VMware is aware of, and actively investigating the issue.

When a snapshot delete is requested:

  1. The CID of the disk being combined into is updated
  2. The virtual disk is updated with changes.
  3. The CIDs of the children (that are not being removed) are updated.

If a failure occurs during the combine process (I/O errors or running out of disk space), the combine process aborts. The CIDs of the supporting children files never get updated, resulting in mismatch.

Warning: Do not perform a Go To and do not Revert to the parent snapshot.

You must correct the snapshot parent/child relationship.

To correct the parent/child relationship:

  1. Log in to the ESX Server console and verify the CID of all the virtual disks. The current snapshot disks are identified in the virtual machine configuration file (.vmx).
  2. Examine the virtual disk header files to verify the CID and ParentCID of each member to ensure that they match all the way up the tree.
  3. When the one that does not match is found, update the ParentCID of the child to match the CID of the file next up the chain.

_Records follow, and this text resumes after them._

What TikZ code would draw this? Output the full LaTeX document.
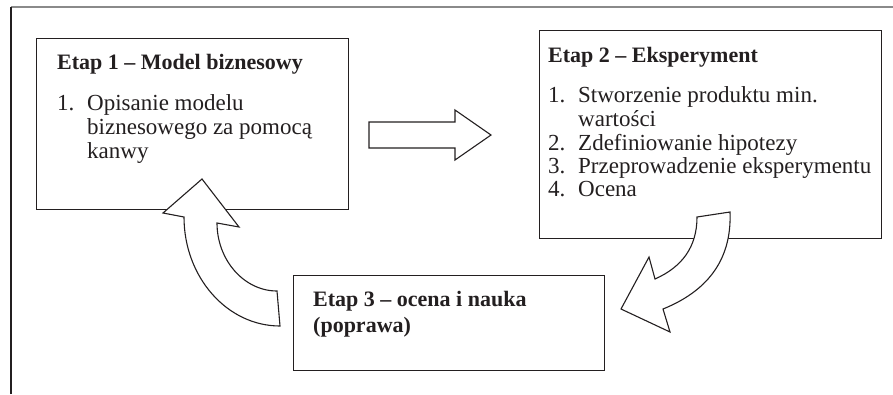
\documentclass[tikz,border=0pt]{standalone}
\usepackage{fontspec}
\setmainfont{Liberation Serif}
\definecolor{ink}{HTML}{231F20}
\definecolor{framegray}{HTML}{8A8A8A}
\tikzset{
  stagebox/.style={draw=ink, line width=1.4pt, fill=white, inner sep=0pt, anchor=north west},
  ttl/.style={anchor=base west, inner sep=0pt, text=ink, font=\bfseries\fontsize{22}{24}\selectfont},
  itm/.style={anchor=base west, inner sep=0pt, text=ink, font=\fontsize{23}{25}\selectfont},
  blockarrow/.style={draw=ink, fill=white, line width=1.1pt, line join=miter},
}
\begin{document}
\begin{tikzpicture}[x=1pt, y=-1pt]
\useasboundingbox (0,0) rectangle (893,394);
% frame
\coordinate (f0) at (11,394);
\coordinate (f1) at (11,7);
\coordinate (f2) at (893,7);
\draw[framegray, line width=1.4pt] (f1) -- (f2);
\draw[ink, line width=1.2pt] (f0) -- (f1);

% boxes
\node[stagebox, minimum width=312pt, minimum height=171pt] (b1) at (36,38) {};
\node[stagebox, minimum width=342pt, minimum height=208pt] (b2) at (539,30) {};
\node[stagebox, minimum width=311pt, minimum height=95pt] (b3) at (293,275) {};

% box 1 text
\node[ttl] (t1) at (57,69) {Etap 1 – Model biznesowy};
\node[itm] (n11) at (57,110) {1.};
\node[itm] (i11) at (87,110) {Opisanie modelu};
\node[itm] (i12) at (87,134) {biznesowego za pomocą};
\node[itm] (i13) at (87,158) {kanwy};

% box 2 text
\node[ttl] (t2) at (548,62) {Etap 2 – Eksperyment};
\node[itm] (n21) at (548,102) {1.};
\node[itm] (i21) at (578,102) {Stworzenie produktu min.};
\node[itm] (i21b) at (578,126) {wartości};
\node[itm] (n22) at (548,150) {2.};
\node[itm] (i22) at (578,150) {Zdefiniowanie hipotezy};
\node[itm] (n23) at (548,173) {3.};
\node[itm] (i23) at (578,173) {Przeprowadzenie eksperymentu};
\node[itm] (n24) at (548,196) {4.};
\node[itm] (i24) at (578,196) {Ocena};

% box 3 text
\node[ttl] (t3) at (313,306) {Etap 3 – ocena i nauka};
\node[ttl] (t3b) at (313,332) {(poprawa)};

% straight block arrow (box 1 -> box 2)
\draw[blockarrow] (369,122) -- (455,122) -- (455,110) -- (491,135) -- (455,160) -- (455,148) -- (369,148) -- cycle;

% curved block arrow (box 2 -> box 3)
\draw[blockarrow] (697,217) -- (730,212)
  .. controls (732,262) and (705,292) .. (663,309)
  -- (670,332) -- (621,309) -- (649,257) -- (655,279)
  .. controls (682,267) and (697,247) .. (697,217) -- cycle;

% curved block arrow (box 3 -> box 1)
\draw[blockarrow] (280,326) -- (277,291)
  .. controls (244,291) and (217,260) .. (217,223)
  -- (239,227) -- (202,179) -- (163,213) -- (184,217)
  .. controls (184,277) and (227,326) .. (280,326) -- cycle;
\end{tikzpicture}
\end{document}
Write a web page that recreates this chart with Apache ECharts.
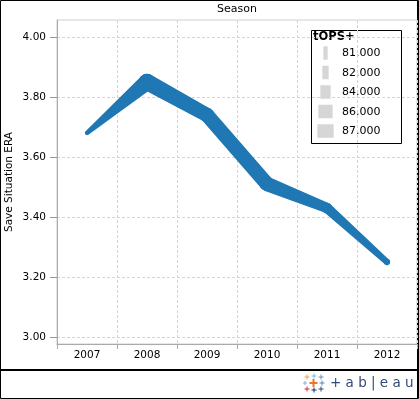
<!DOCTYPE html>
<html>
<head>
<meta charset="utf-8">
<style>
  html, body { margin: 0; padding: 0; background: #fff; }
  #chart { width: 419px; height: 399px; }
</style>
<script src="https://cdn.jsdelivr.net/npm/echarts/dist/echarts.min.js"></script>
</head>
<body>
<div id="chart"></div>
<script>
// ---- data ----
const years = ['2007', '2008', '2009', '2010', '2011', '2012'];
const saveSitERA = [3.68, 3.85, 3.74, 3.51, 3.43, 3.25];
const tOPSplus = [81, 87, 86, 86, 84, 82];
const legendValues = [81, 82, 84, 86, 87];
const yTicks = [3.00, 3.20, 3.40, 3.60, 3.80, 4.00];
const chartTitle = 'Season';
const yTitle = 'Save Situation ERA';
const legendTitle = 'tOPS+';

// ---- styling ----
const FONT = 'DejaVu Sans';
const LINE_COLOR = '#1f77b4';
const TEXT = '#000';
function sizeToWidth(v) { return 4.3 + (v - 81) * 2; }

const segData = [];
for (let i = 0; i < years.length - 1; i++) {
  segData.push([i, saveSitERA[i], i + 1, saveSitERA[i + 1], tOPSplus[i], tOPSplus[i + 1]]);
}

function renderSeg(params, api) {
  const p0 = api.coord([api.value(0), api.value(1)]);
  const p1 = api.coord([api.value(2), api.value(3)]);
  const r0 = sizeToWidth(api.value(4)) / 2;
  const r1 = sizeToWidth(api.value(5)) / 2;
  const dx = p1[0] - p0[0], dy = p1[1] - p0[1];
  const len = Math.hypot(dx, dy) || 1;
  const nx = -dy / len, ny = dx / len;
  const st = { fill: LINE_COLOR };
  return {
    type: 'group',
    children: [
      { type: 'polygon', shape: { points: [
        [p0[0] + nx * r0, p0[1] + ny * r0],
        [p1[0] + nx * r1, p1[1] + ny * r1],
        [p1[0] - nx * r1, p1[1] - ny * r1],
        [p0[0] - nx * r0, p0[1] - ny * r0]
      ] }, style: st },
      { type: 'circle', shape: { cx: p0[0], cy: p0[1], r: r0 }, style: st },
      { type: 'circle', shape: { cx: p1[0], cy: p1[1], r: r1 }, style: st }
    ]
  };
}

// legend graphics
const legendChildren = [
  { type: 'rect', shape: { x: 311.5, y: 30.5, width: 90, height: 113 },
    style: { fill: '#fff', stroke: '#000', lineWidth: 1 } },
  { type: 'text', x: 313, y: 37, style: { text: legendTitle, font: 'bold 11.5px "' + FONT + '"',
    fill: TEXT, textAlign: 'left', textVerticalAlign: 'middle' } }
];
legendValues.forEach(function (v, i) {
  const cy = 53 + i * 19.5;
  const w = sizeToWidth(v);
  legendChildren.push({ type: 'rect', shape: { x: 325.5 - w / 2, y: cy - 6.75, width: w, height: 13.5 },
    style: { fill: '#d6d6d6' } });
  legendChildren.push({ type: 'text', x: 342, y: cy + 0.5, style: { text: v.toFixed(3),
    font: '11px "' + FONT + '"', fill: TEXT, textAlign: 'left', textVerticalAlign: 'middle' } });
});

// tableau logo crosses
function cross(cx, cy, s, t, color) {
  return { type: 'group', children: [
    { type: 'rect', shape: { x: cx - s / 2, y: cy - t / 2, width: s, height: t }, style: { fill: color } },
    { type: 'rect', shape: { x: cx - t / 2, y: cy - s / 2, width: t, height: s }, style: { fill: color } }
  ] };
}
const logo = [
  cross(307, 377, 5, 1, '#f0a04a'),
  cross(314, 376, 5, 1, '#8ab4d4'),
  cross(321, 377, 5, 1, '#6f8fb5'),
  cross(305, 383, 4, 1, '#8ab4d4'),
  cross(313.5, 383, 8, 2, '#e8762d'),
  cross(322, 383, 5, 1, '#5a86b8'),
  cross(307, 389, 5, 1, '#c72f45'),
  cross(314, 390, 5, 1.2, '#2a4a7f'),
  cross(321, 389, 5, 1, '#2a4a7f'),
  { type: 'text', x: 330, y: 383, style: { text: '+ a b | e a u', font: '13.5px "' + FONT + '"',
    fill: '#2f4a78', textAlign: 'left', textVerticalAlign: 'middle' } }
];

const option = {
  animation: false,
  backgroundColor: '#fff',
  textStyle: { fontFamily: FONT },
  grid: [
    { left: 57, right: 2, top: 37, bottom: 62, outerBoundsMode: 'none', containLabel: false },
    { left: 57, right: 2, top: 20, bottom: 55, outerBoundsMode: 'none', containLabel: false,
      show: true, borderColor: '#cfcfcf', borderWidth: 1, backgroundColor: 'transparent' }
  ],
  xAxis: [
    { type: 'category', gridIndex: 0, data: years, show: false },
    { type: 'category', gridIndex: 1, data: years,
      axisLine: { show: true, lineStyle: { color: '#aaa' } },
      axisTick: { show: true, length: 5, lineStyle: { color: '#aaa' } },
      axisLabel: { color: TEXT, fontSize: 10.5, fontFamily: FONT, margin: 6 },
      splitLine: { show: true, lineStyle: { color: '#d4d4d4', type: [3, 2] } } }
  ],
  yAxis: [
    { type: 'value', gridIndex: 0, min: yTicks[0], max: yTicks[yTicks.length - 1],
      interval: Math.round((yTicks[1] - yTicks[0]) * 100) / 100,
      axisLine: { show: false },
      axisTick: { show: true, length: 7, lineStyle: { color: '#999' } },
      axisLabel: { color: TEXT, fontSize: 10.5, fontFamily: FONT, margin: 11,
        formatter: function (v) { return v.toFixed(2); } },
      splitLine: { show: true, lineStyle: { color: '#d4d4d4', type: [3, 2] } } },
    { type: 'value', gridIndex: 1, min: 0, max: 1,
      name: yTitle, nameLocation: 'middle', nameGap: 42,
      nameTextStyle: { color: TEXT, fontSize: 10.5, fontFamily: FONT },
      axisLine: { show: true, lineStyle: { color: '#aaa' } },
      axisTick: { show: false }, axisLabel: { show: false }, splitLine: { show: false } }
  ],
  series: [
    { type: 'custom', xAxisIndex: 0, yAxisIndex: 0, data: segData,
      encode: { x: [0, 2], y: [1, 3] }, renderItem: renderSeg, z: 5, silent: true }
  ],
  graphic: [
    { type: 'text', x: 237, y: 9, style: { text: chartTitle, font: '11px "' + FONT + '"', fill: TEXT,
      textAlign: 'center', textVerticalAlign: 'middle' } },
    { type: 'group', z: 100, children: legendChildren },
    { type: 'rect', shape: { x: 0, y: 369, width: 419, height: 2 }, style: { fill: '#000' } },
    { type: 'rect', shape: { x: 0.5, y: 0.5, width: 418, height: 398 },
      style: { fill: 'transparent', stroke: '#000', lineWidth: 1 } },
    { type: 'line', shape: { x1: 417.5, y1: 0, x2: 417.5, y2: 399 }, style: { stroke: '#000', lineWidth: 1 } },
    { type: 'group', children: logo }
  ]
};

const chart = echarts.init(document.getElementById('chart'), null, { renderer: 'canvas' });
chart.setOption(option);
</script>
</body>
</html>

Note: For more information related to performing these steps, see Consolidating Snapshots (1007849).

The virtual machine powers on normally at this point.

You can safely continue to use the snapshot or perform the commit operation again. VMware recommends to perform the commit operation so that all changes found in the delta are written down to the next level of snapshot or base disk (if there was only one level of snapshot).